What does this tell us about institutional appetite for hotels? It should be noted that the unidentified buyer of the Quebec fund's five assets is understood to be another pension fund. Furthermore, Bill Tresham, CEO of SITQ, Quebec's property subsidiary, says he has "no intention" of moving out of European hotels.

Nor do European investors, it seems. Jochen Schaefer-Suren, head of hotel and leisure investments at Internos Real Investors Invesco, reckons the current revival in the hotel market reflects not only a broader recovery across real estate but a relative advantage.
"Hotels are attractive to institutional investors because yields are relatively attractive," Schaefer-Suren says.

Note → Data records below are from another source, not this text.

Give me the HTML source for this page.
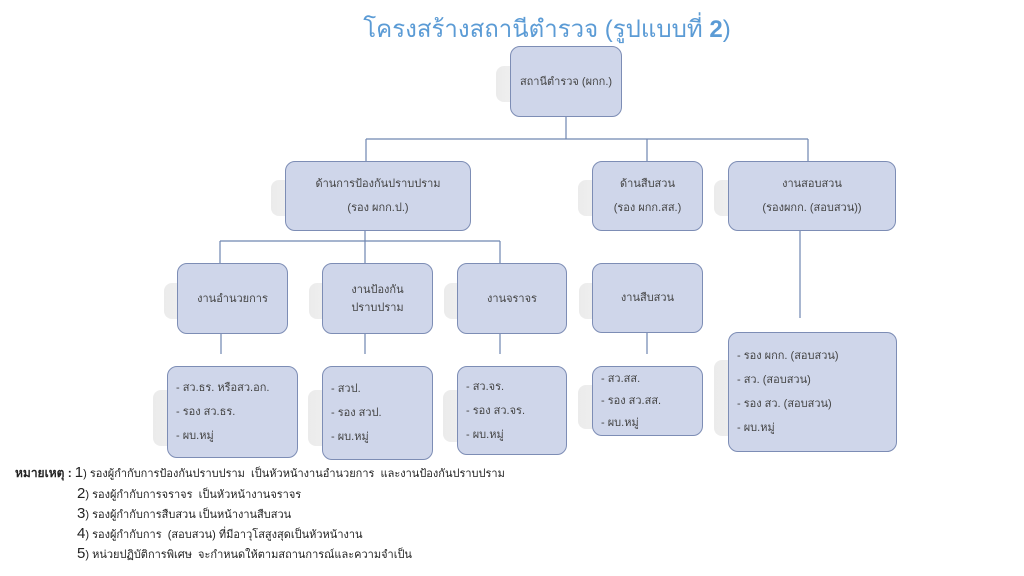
<!DOCTYPE html>
<html><head><meta charset="utf-8">
<style>
body{margin:0;width:1024px;height:576px;background:#fff;position:relative;overflow:hidden;font-family:"Liberation Sans","Noto Sans CJK SC",sans-serif;}
.b{position:absolute;box-sizing:border-box;background:#cfd6ea;border:1px solid #7d8db5;border-radius:10px;font-size:11px;color:#444;display:flex;flex-direction:column;justify-content:center;align-items:center;text-align:center;line-height:24px;}
.l{align-items:flex-start;text-align:left;padding-left:8px;line-height:24px;}
.s{position:absolute;background:linear-gradient(to right,rgba(230,230,230,0.8),rgba(245,245,245,0.4));border-radius:8px;}
.t{position:absolute;left:0;width:1094px;text-align:center;top:9px;font-size:24px;color:#5b9bd5;}
.n{position:absolute;font-size:11px;color:#222;white-space:nowrap;}
.n b{font-size:12px}
.n span{font-size:15px}
</style></head><body>
<div class="t">โครงสร้างสถานีตำรวจ (รูปแบบที่ <b>2</b>)</div>
<svg width="1024" height="576" style="position:absolute;left:0;top:0">
<g stroke="#6f86b0" stroke-width="1.2" fill="none">
<path d="M566 117V139M366 139H808M366 139V161M647 139V161M808 139V161"/>
<path d="M365 231V241M220 241H500M220 241V263M365 241V263M500 241V263"/>
<path d="M221 334V354M365 334V354M500 334V354M647 333V354M800 231V318"/>
</g></svg>
<div class="s" style="left:496px;top:66px;width:60px;height:36px"></div>
<div class="b" style="left:510px;top:46px;width:112px;height:71px">สถานีตำรวจ (ผกก.)</div>

<div class="s" style="left:271px;top:180px;width:60px;height:36px"></div>
<div class="b" style="left:285px;top:161px;width:186px;height:70px">ด้านการป้องกันปราบปราม<br>(รอง ผกก.ป.)</div>
<div class="s" style="left:578px;top:180px;width:60px;height:36px"></div>
<div class="b" style="left:592px;top:161px;width:111px;height:70px">ด้านสืบสวน<br>(รอง ผกก.สส.)</div>
<div class="s" style="left:714px;top:180px;width:60px;height:36px"></div>
<div class="b" style="left:728px;top:161px;width:168px;height:70px">งานสอบสวน<br>(รองผกก. (สอบสวน))</div>

<div class="s" style="left:164px;top:283px;width:60px;height:36px"></div>
<div class="b" style="left:177px;top:263px;width:111px;height:71px">งานอำนวยการ</div>
<div class="s" style="left:309px;top:283px;width:60px;height:36px"></div>
<div class="b" style="left:322px;top:263px;width:111px;height:71px;line-height:18px">งานป้องกัน<br>ปราบปราม</div>
<div class="s" style="left:444px;top:283px;width:60px;height:36px"></div>
<div class="b" style="left:457px;top:263px;width:110px;height:71px">งานจราจร</div>
<div class="s" style="left:579px;top:283px;width:60px;height:36px"></div>
<div class="b" style="left:592px;top:263px;width:111px;height:70px">งานสืบสวน</div>

<div class="s" style="left:153px;top:390px;width:100px;height:56px"></div>
<div class="b l" style="left:167px;top:366px;width:131px;height:92px">- สว.ธร. หรือสว.อก.<br>- รอง สว.ธร.<br>- ผบ.หมู่</div>
<div class="s" style="left:308px;top:390px;width:80px;height:56px"></div>
<div class="b l" style="left:322px;top:366px;width:111px;height:94px">- สวป.<br>- รอง สวป.<br>- ผบ.หมู่</div>
<div class="s" style="left:443px;top:390px;width:80px;height:52px"></div>
<div class="b l" style="left:457px;top:366px;width:110px;height:89px">- สว.จร.<br>- รอง สว.จร.<br>- ผบ.หมู่</div>
<div class="s" style="left:578px;top:385px;width:80px;height:44px"></div>
<div class="b l" style="left:592px;top:366px;width:111px;height:70px;line-height:22px">- สว.สส.<br>- รอง สว.สส.<br>- ผบ.หมู่</div>
<div class="s" style="left:714px;top:360px;width:110px;height:76px"></div>
<div class="b l" style="left:728px;top:332px;width:169px;height:120px">- รอง ผกก. (สอบสวน)<br>- สว. (สอบสวน)<br>- รอง สว. (สอบสวน)<br>- ผบ.หมู่</div>

<div class="n" style="left:15px;top:464px"><b>หมายเหตุ :</b> <span>1</span>) รองผู้กำกับการป้องกันปราบปราม &nbsp;เป็นหัวหน้างานอำนวยการ &nbsp;และงานป้องกันปราบปราม</div>
<div class="n" style="left:77px;top:485px"><span>2</span>) รองผู้กำกับการจราจร &nbsp;เป็นหัวหน้างานจราจร</div>
<div class="n" style="left:77px;top:505px"><span>3</span>) รองผู้กำกับการสืบสวน เป็นหน้างานสืบสวน</div>
<div class="n" style="left:77px;top:525px"><span>4</span>) รองผู้กำกับการ &nbsp;(สอบสวน) ที่มีอาวุโสสูงสุดเป็นหัวหน้างาน</div>
<div class="n" style="left:77px;top:545px"><span>5</span>) หน่วยปฏิบัติการพิเศษ &nbsp;จะกำหนดให้ตามสถานการณ์และความจำเป็น</div>
</body></html>
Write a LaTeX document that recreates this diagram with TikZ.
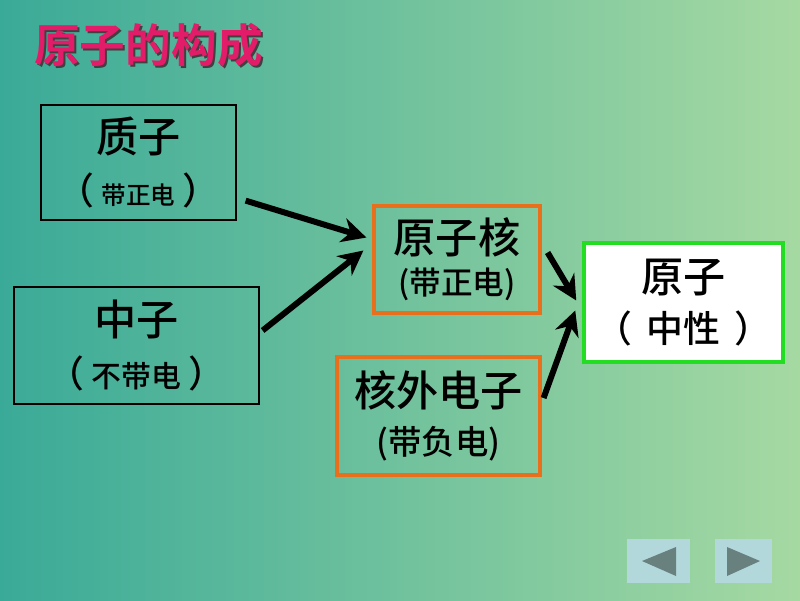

They are also reasonably low risk. "Hotels are a specialist asset class but investors are after core-type assets, with proven cash flow and a track record. In other words, they're after assets that are as much like core as they can be within a specialist asset class," he adds.

According to Jones Lang LaSalle, investment in the European hotel market rose by 73% in H1 2011 compared with the same period last year. If you look specifically at German hotels, investment totalled €325m in Q2 - an 82% increase from 2010, according to Colliers International. If current deals complete by the end of the year, Colliers is forecasting year-end German hotel transaction volumes of €1-1.5bn.

Yet Andreas Trumpp, Colliers' head of research for Germany, points out that exceptional volumes in the German market in the second quarter were skewed by three large deals each worth more than €60m - an indication that it is a niche asset class. Hotels made up just 5% of total H1 property transactions worth €11bn.

The giant Canadian pension schemes invest via joint ventures with hotel operators. So do their European counterparts, as shown by the recent three-way institutional deal via AXA REIM to acquire hotels in France and Belgium. AXA REIM has a 99-asset, €2bn hotel portfolio of its own.

As portfolios go, this one had a lot going for it. AXA REIM hotel investment head, Gael Le Lay, said the acquisition had long-term income prospects without the need for capital expenditure as each asset had recently been refurbished. The leases are linked to turnover.

"When you buy a hotel portfolio, you buy a hotel business," he says. "It's important that you have a relationship with a hotel operator because in this case the value is strongly driven by the value of the business. You need to know your budget from your luxury, to know your leases and management contracts, and to maintain the business as well." He adds: "Many investors are not ready to do it directly but we can bring expertise to the client, and we can also make them see that it's not so secretive and volatile a sector."

The AXA REIM acquisition is justified by growth in central business districts. Indeed, investment seems to be focused on hotels that cater for business travellers, with tourist hotels still suffering from an association with peripheral economies and fragile consumer confidence. Yet despite the focus on core, some investors are willing to compromise - if not on the location, on the quality of the asset.

A German fund manager that recently acquired a single London hotel confirmed that he would only consider long-term leases, large assets and prime locations accessible to central business districts. But he added that, at least in Germany, a prime location in a secondary city could be more attractive than a not-so-attractive location in Berlin or Munich.

Trumpp goes further. Although the bulk of investor appetite will be for five-star hotels in prime locations, he sees traction at the discount end. "Some hotels are quite new or under construction and leased to well-known hotel groups. You have a good product, a good location, leased to a good company and on a long lease," he says.